- _Brief_
Reproduce exactly the lines below, from the first one through the line containing "plt.rcParams['font.family'] = ['Liberation", and omit any pictures.

- _Data shown_
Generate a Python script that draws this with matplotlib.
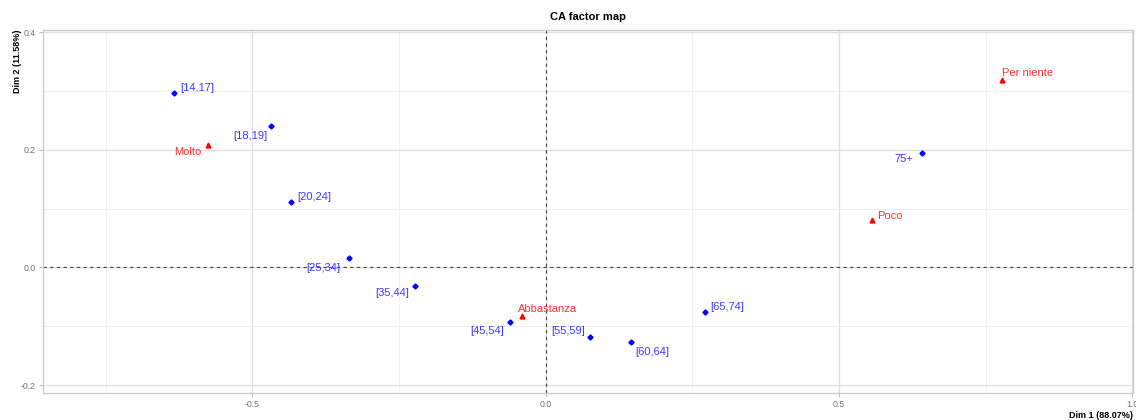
import numpy as np
import matplotlib
matplotlib.use('Agg')
import matplotlib.pyplot as plt
from matplotlib.ticker import MultipleLocator

plt.rcParams['font.family'] = ['Liberation Sans', 'DejaVu Sans']

# rows (age groups)
row_names = ['[14,17]', '[18,19]', '[20,24]', '[25,34]', '[35,44]', '[45,54]',
             '[55,59]', '[60,64]', '[65,74]', '75+']
row_x = [-0.633, -0.468, -0.434, -0.335, -0.222, -0.060, 0.076, 0.145, 0.272, 0.641]
row_y = [0.296, 0.241, 0.112, 0.016, -0.032, -0.093, -0.119, -0.127, -0.076, 0.195]

# columns (answers)
col_names = ['Molto', 'Abbastanza', 'Poco', 'Per niente']
col_x = [-0.576, -0.040, 0.557, 0.778]
col_y = [0.208, -0.083, 0.080, 0.319]

# label offsets in pixels (dx, dy, ha)
row_off = [(6, 5, 'left'), (-4, -10, 'right'), (6, 5, 'left'), (-9, -10, 'right'),
           (-6, -7, 'right'), (-6, -9, 'right'), (-5, 6, 'right'), (5, -10, 'left'),
           (5, 5, 'left'), (-9, -6, 'right')]
col_off = [(-6, -7, 'right'), (-4, 7, 'left'), (5, 4, 'left'), (0, 7, 'left')]

fig = plt.figure(figsize=(11.36, 4.2), dpi=100)
ax = fig.add_axes([0.0376, 0.065, 0.9598, 0.8643])

ax.set_xlim(-0.857, 1.001)
ax.set_ylim(-0.213, 0.4044)

ax.xaxis.set_major_locator(MultipleLocator(0.5))
ax.xaxis.set_minor_locator(MultipleLocator(0.25))
ax.yaxis.set_major_locator(MultipleLocator(0.2))
ax.yaxis.set_minor_locator(MultipleLocator(0.1))
ax.xaxis.set_major_formatter(plt.FuncFormatter(lambda v, p: '%.1f' % v))
ax.yaxis.set_major_formatter(plt.FuncFormatter(lambda v, p: '%.1f' % v))

ax.grid(which='major', color='#dedede', linewidth=0.9)
ax.grid(which='minor', color='#ececec', linewidth=0.6)
ax.set_axisbelow(True)

for s in ax.spines.values():
    s.set_color('#c8c8c8')
    s.set_linewidth(0.9)

ax.tick_params(which='major', length=3, width=0.6, color='#b0b0b0',
               labelsize=6.3, labelcolor='#707070', pad=2)
ax.tick_params(which='minor', length=0)

ax.axhline(0, color='#444444', linestyle=(0, (3, 3)), linewidth=0.8)
ax.axvline(0, color='#444444', linestyle=(0, (3, 3)), linewidth=0.8)

ax.plot(row_x, row_y, linestyle='none', marker='D', markersize=2.6, color='blue')
ax.plot(col_x, col_y, linestyle='none', marker='^', markersize=3.5, color='red')

for name, x, y, (dx, dy, ha) in zip(row_names, row_x, row_y, row_off):
    ax.annotate(name, (x, y), xytext=(dx, dy), textcoords='offset pixels',
                ha=ha, va='center', fontsize=8, color='#3a3aff')
for name, x, y, (dx, dy, ha) in zip(col_names, col_x, col_y, col_off):
    ax.annotate(name, (x, y), xytext=(dx, dy), textcoords='offset pixels',
                ha=ha, va='center', fontsize=8, color='#ff3030')

ax.set_title('CA factor map', fontsize=8, fontweight='bold', pad=7)
ax.set_xlabel('Dim 1 (88.07%)', fontsize=6.5, fontweight='bold', loc='right', labelpad=2)
ax.set_ylabel('Dim 2 (11.58%)', fontsize=6.5, fontweight='bold', loc='top', labelpad=-1)

fig.savefig('out.png', dpi=100)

- _Answer in full_
Generate a Python script that draws this with matplotlib.
import numpy as np
import matplotlib
matplotlib.use('Agg')
import matplotlib.pyplot as plt
from matplotlib.ticker import MultipleLocator

plt.rcParams['font.family'] = ['Liberation Sans', 'DejaVu Sans']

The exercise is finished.